学童保育では基本的に職員が子どもたちひとりひとりの入退室を把握しています。私も出入りするときは周囲に部外者がいないか確認し、不審者が入り込むなど不測の事態が起きないよう注意を払っています。子どもを守るための防犯の研修を受けるなど、安全に関しては日頃から全ての職員が意識しています。なかには警備会社による最新のセキュリティシステムを導入していたり、小学校の校門前までバスで送迎したりして子どもの安全を守るようにしている学童保育もありますね。もし安全管理上で気になる点があれば、ぜひ職員に尋ねてほしいと思います。

――小学生対象の学童保育は、保育園や幼稚園と比べてセキュリティが手薄なのではないかと心配です。

最初はそう感じる保護者の方もいるようです。実際に私どもの学童保育にも系列の保育園や幼稚園がありますが、人の出入りに関するセキュリティチェックは学童保育よりも厳しいです。たとえ保護者の方であっても門の中に入るためにはセキュリティカードが必要ですし、登録されている保護者以外の方には子どもを引き渡すことはしません。子どもをお迎えに来る方がその日だけおばあちゃんになるなど、たとえ代わりに引き渡すのがご親族の方であっても保護者から事前に申し出ていただく必要があります。幼児を預かる園として徹底した安全管理を意識しながら運営しています。

一方で、小学生は自分で学校に行きますよね。保育園や幼稚園のころのように保護者全員が付き添うこともなく、子どもだけで歩いて登下校することもあるでしょう。学童保育は厳しいチェックもなく自由に侵入できるイメージがあるかもしれません。しかし一見そう見えていても学童保育側はきちんと人の出入りを把握していますし、職員全員が安全管理についての研修も受けています。セキュリティ面を心配されている保護者の方には、保育園や幼稚園時代とは違う、小学生の年代の子どもに適した安全管理方法を取っていることをお伝えしています。

――子どもの安全を心配する保護者にできることはありますか?

小学生になることは、自立への第一歩を踏み出したということだと私は考えています。子どもが自立して行動できるようになるために、まずは大人が環境を整えてあげることが大切でしょう。お住まいの地域や通っている学校によっても事情は異なるでしょうが、「下校時は一人にならない」「寄り道をしない」など注意すべきルールが定められている場合もあると思います。ご家庭では子どもが歩く登下校や学童保育までのルートを確認し、だんだん付き添いの距離を減らすなど段階を踏みながら、子どもの自立への支援をしてあげられるといいですね。
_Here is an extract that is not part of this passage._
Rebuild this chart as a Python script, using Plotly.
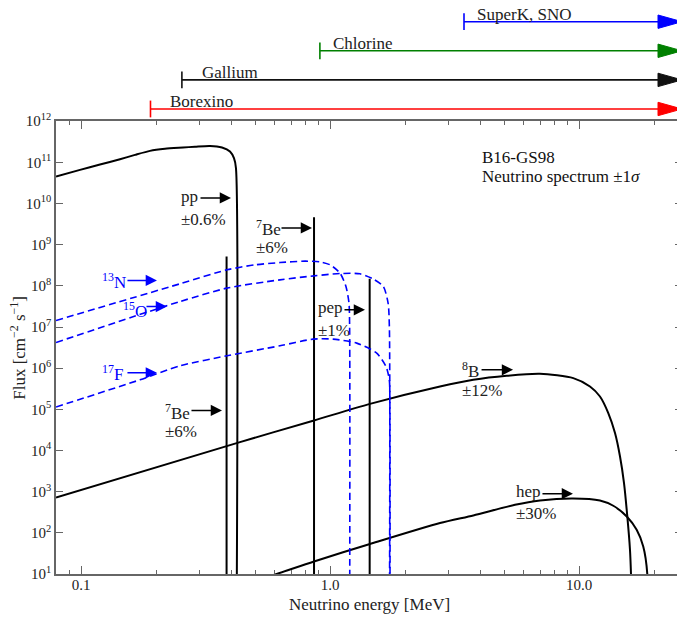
import numpy as np
import plotly.graph_objects as go

# ---------------- data (E in MeV, flux in cm^-2 s^-1 [MeV^-1]) ----------------
pp_E = [0.0793, 0.0990, 0.1191, 0.1433, 0.1646, 0.1891, 0.2173, 0.2566, 0.2867, 0.3294, 0.3681,
        0.3963, 0.4112, 0.4188, 0.4215]
pp_F = [4.52e10, 6.57e10, 8.83e10, 1.19e11, 1.52e11, 1.90e11, 2.13e11, 2.29e11, 2.40e11, 2.51e11,
        2.29e11, 1.83e11, 1.26e11, 7.22e10, 1.0]

line_E = [0.384, 0.862, 1.442]          # 7Be (two lines) and pep
line_F = [5.15e8, 4.66e9, 1.48e8]

n13_E = [0.0793, 0.2495, 0.3855, 0.4993, 0.6291, 0.7929, 0.9108, 1.000, 1.096, 1.158, 1.191, 1.198, 1.199]
n13_F = [1.44e7, 1.12e8, 2.45e8, 3.24e8, 3.68e8, 3.98e8, 3.83e8, 3.24e8, 2.04e8, 9.63e7, 3.80e7, 1.03e7, 1.0]

o15_E = [0.0793, 0.2495, 0.3855, 0.6291, 0.8617, 1.096, 1.318, 1.491, 1.636, 1.710, 1.730, 1.732]
o15_F = [4.21e6, 4.16e7, 8.81e7, 1.40e8, 1.75e8, 1.99e8, 1.96e8, 1.46e8, 9.64e7, 3.80e7, 1.03e7, 1.0]

f17_E = [0.0793, 0.1724, 0.2495, 0.3855, 0.6291, 0.854, 1.027, 1.279, 1.539, 1.677, 1.729, 1.738, 1.740]
f17_F = [1.14e5, 5.22e5, 1.14e6, 2.00e6, 3.50e6, 5.08e6, 5.08e6, 4.06e6, 2.32e6, 1.10e6, 5.22e5, 1.5e5, 1.0]

b8_E = [0.0793, 0.4346, 0.8617, 1.446, 2.763, 3.760, 5.12, 6.966, 9.477, 11.06, 12.13, 13.10,
        13.94, 14.60, 15.15, 15.62, 16.01, 16.16, 16.3]
b8_F = [724, 1.60e4, 5.37e4, 1.36e5, 3.59e5, 5.22e5, 6.53e5, 7.31e5, 5.74e5, 3.59e5, 2.05e5, 8.11e4,
        2.65e4, 7.16e3, 1.62e3, 250, 38.9, 10, 1]

hep_E = [0.477, 0.6103, 0.8617, 1.446, 2.763, 3.760, 5.53, 6.966, 9.45, 12.13, 13.72, 15.54, 17.03,
         18.10, 18.79, 18.8]
hep_F = [6.2, 10, 20.2, 53.5, 173, 265, 481, 612, 684, 612, 455, 250, 119, 46.8, 10, 1]

# detector thresholds (top panel)
det_names = ["SuperK, SNO", "Chlorine", "Gallium", "Borexino"]
det_thr = [3.45, 0.91, 0.254, 0.190]
det_row = [4, 3, 2, 1]
det_colors = ["#0000ff", "#008000", "#111111", "#ff0000"]

# axis limits / ticks
E_MIN, E_MAX = 0.0793, 25.9
x_ticks = [0.1, 1.0, 10.0]
x_ticktext = ["0.1", "1.0", "10.0"]
y_exps = list(range(1, 13))

# labels: (text, E, F, color) left-anchored, and arrows: (tipE, tipF, tail_px, color)
labels = [
    ("pp", 0.2495, 1.45e10, "#222"), ("±0.6%", 0.2495, 4.01e9, "#222"),
    ("<sup>7</sup>Be", 0.4993, 2.56e9, "#222"), ("±6%", 0.4993, 8.38e8, "#222"),
    ("<sup>7</sup>Be", 0.2153, 8.73e4, "#222"), ("±6%", 0.2153, 2.85e4, "#222"),
    ("pep", 0.886, 2.93e7, "#222"), ("±1%", 0.886, 8.09e6, "#222"),
    ("<sup>8</sup>B", 3.356, 9.14e5, "#222"), ("±12%", 3.356, 2.82e5, "#222"),
    ("hep", 5.53, 995, "#222"), ("±30%", 5.53, 291, "#222"),
    ("<sup>13</sup>N", 0.1202, 1.32e8, "#0000ff"),
    ("<sup>15</sup>O", 0.146, 2.62e7, "#0000ff"),
    ("<sup>17</sup>F", 0.1202, 7.73e5, "#0000ff"),
    ("B16-GS98", 4.036, 1.28e11, "#111"),
    ("Neutrino spectrum ±1<i>σ</i>", 4.036, 4.44e10, "#111"),
]
arrows = [
    (0.400, 1.37e10, 32, "black"), (0.846, 2.56e9, 32, "black"), (0.368, 9.38e4, 32, "black"),
    (1.381, 2.62e7, 22, "black"), (5.43, 9.14e5, 33, "black"), (9.45, 891, 32, "black"),
    (0.2017, 1.35e8, 31, "#0000ff"), (0.2213, 3.15e7, 22, "#0000ff"), (0.2017, 7.73e5, 31, "#0000ff"),
]

FONT = "Liberation Serif"
AX = "#666666"

fig = go.Figure()

def curve(E, F, color="black", dash=None, width=2, shape="spline"):
    fig.add_trace(go.Scatter(x=E, y=F, mode="lines", xaxis="x", yaxis="y",
                             line=dict(color=color, width=width, dash=dash, shape=shape,
                                       smoothing=0.7),
                             showlegend=False, hoverinfo="skip"))

curve(pp_E, pp_F)
for e, f in zip(line_E, line_F):
    curve([e, e], [1.0, f], shape="linear")
curve(b8_E, b8_F)
curve(hep_E, hep_F)
for E, F in [(n13_E, n13_F), (o15_E, o15_F), (f17_E, f17_F)]:
    curve(E, F, color="#0000ff", dash="7px,4px", width=1.6)

# threshold arrows in top panel
head_len = 10 ** (24 / 249)  # arrow head length as ratio in energy (approx 24 px)
for name, thr, row, col in zip(det_names, det_thr, det_row, det_colors):
    fig.add_trace(go.Scatter(x=[thr, E_MAX / head_len], y=[row, row], mode="lines",
                             xaxis="x", yaxis="y2", line=dict(color=col, width=1.6),
                             showlegend=False, hoverinfo="skip"))
    fig.add_trace(go.Scatter(x=[thr], y=[row], mode="markers", xaxis="x", yaxis="y2",
                             marker=dict(symbol="line-ns", size=12, line=dict(color=col, width=1.6)),
                             showlegend=False, hoverinfo="skip"))
    fig.add_trace(go.Scatter(x=[E_MAX / head_len, E_MAX, E_MAX / head_len, E_MAX / head_len],
                             y=[row - 0.23, row, row + 0.23, row - 0.23], mode="lines",
                             fill="toself", fillcolor=col, line=dict(color=col, width=1),
                             xaxis="x", yaxis="y2", showlegend=False, hoverinfo="skip"))

ann = []
for name, thr, row, xs in zip(det_names, det_thr, det_row, [12, 12, 19, 19]):
    ann.append(dict(text=name, x=np.log10(thr), y=row, xref="x", yref="y2",
                    xanchor="left", yanchor="bottom", xshift=xs, yshift=-3,
                    showarrow=False, borderpad=0,
                    font=dict(family=FONT, size=17, color="#222")))

for text, e, f, col in labels:
    ann.append(dict(text=text, x=np.log10(e), y=np.log10(f), xref="x", yref="y",
                    xanchor="left", yanchor="middle", showarrow=False, borderpad=0,
                    font=dict(family=FONT, size=17, color=col)))

for e, f, tail, col in arrows:
    ann.append(dict(text="", x=np.log10(e), y=np.log10(f), xref="x", yref="y",
                    ax=-tail, ay=0, showarrow=True, arrowhead=2, arrowsize=1.5,
                    arrowwidth=1.5, arrowcolor=col))

ann.append(dict(text="Flux [cm<sup>−2</sup> s<sup>−1</sup>]", textangle=-90,
                x=-0.062, xref="paper", y=0.5, yref="y domain",
                xanchor="center", yanchor="middle", showarrow=False,
                font=dict(family=FONT, size=17, color="#222")))
ann.append(dict(text="Neutrino energy [MeV]", x=0.5, xref="x domain", y=-0.054, yref="paper",
                xanchor="center", yanchor="middle", showarrow=False,
                font=dict(family=FONT, size=17, color="#222")))

minor_vals = [m * 10.0 ** k for k in (-2, -1, 0, 1) for m in range(2, 10)]

fig.update_layout(
    width=677, height=610,
    margin=dict(l=48, r=3, t=0, b=44, autoexpand=False),
    paper_bgcolor="white", plot_bgcolor="white",
    font=dict(family=FONT, size=15, color="#222"),
    showlegend=False,
    xaxis=dict(type="log", range=[np.log10(E_MIN), np.log10(E_MAX)], automargin=False,
               tickvals=x_ticks, ticktext=x_ticktext, ticks="inside", ticklen=8,
               tickwidth=1, tickcolor=AX, showline=True, linecolor=AX, linewidth=1.5,
               mirror="ticks", showgrid=False, zeroline=False, anchor="y",
               ticklabelstandoff=-4,
               tickfont=dict(family=FONT, size=15, color="#222"),
               minor=dict(tickvals=minor_vals, ticks="inside", ticklen=4, tickcolor=AX,
                          showgrid=False)),
    yaxis=dict(type="log", range=[1, 12], domain=[0, 0.8], automargin=False,
               tickvals=[10.0 ** k for k in y_exps],
               ticktext=[f"10<sup>{k}</sup>" for k in y_exps],
               ticks="inside", ticklen=7, tickwidth=1, tickcolor=AX,
               showline=True, linecolor=AX, linewidth=1.5, mirror="ticks",
               showgrid=False, zeroline=False,
               tickfont=dict(family=FONT, size=15, color="#222")),
    yaxis2=dict(domain=[0.802, 1.0], range=[0.619, 4.471], visible=False, anchor="x",
                automargin=False),
    annotations=ann,
)

fig.write_html("out.html")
親御さんの高い安全管理意識が伝わると、子ども自身に「自分で気をつけよう」という意識が育ってくると思います。

――親は心配するだけではなく、子どもの自立への第一歩を支援することが大切なのですね。

子どもを心配する気持ちは、親としてごく自然なことでしょう。しかし子どもはいずれ成長し、中高生や大人になっていくものです。この先いつまでも親が子どもの登下校に付き添ってあげられるわけではないですよね。心配しすぎるあまり、親が過保護と思われるレベルで接してしまうと、結果として子どもの自立を妨げてしまうかもしれませんね。自分で考えて行動するという経験は、子どもの自信につながるいい機会です。親は子どもの安全を充分確保した上で、ぜひ見守ってあげてほしいと思います。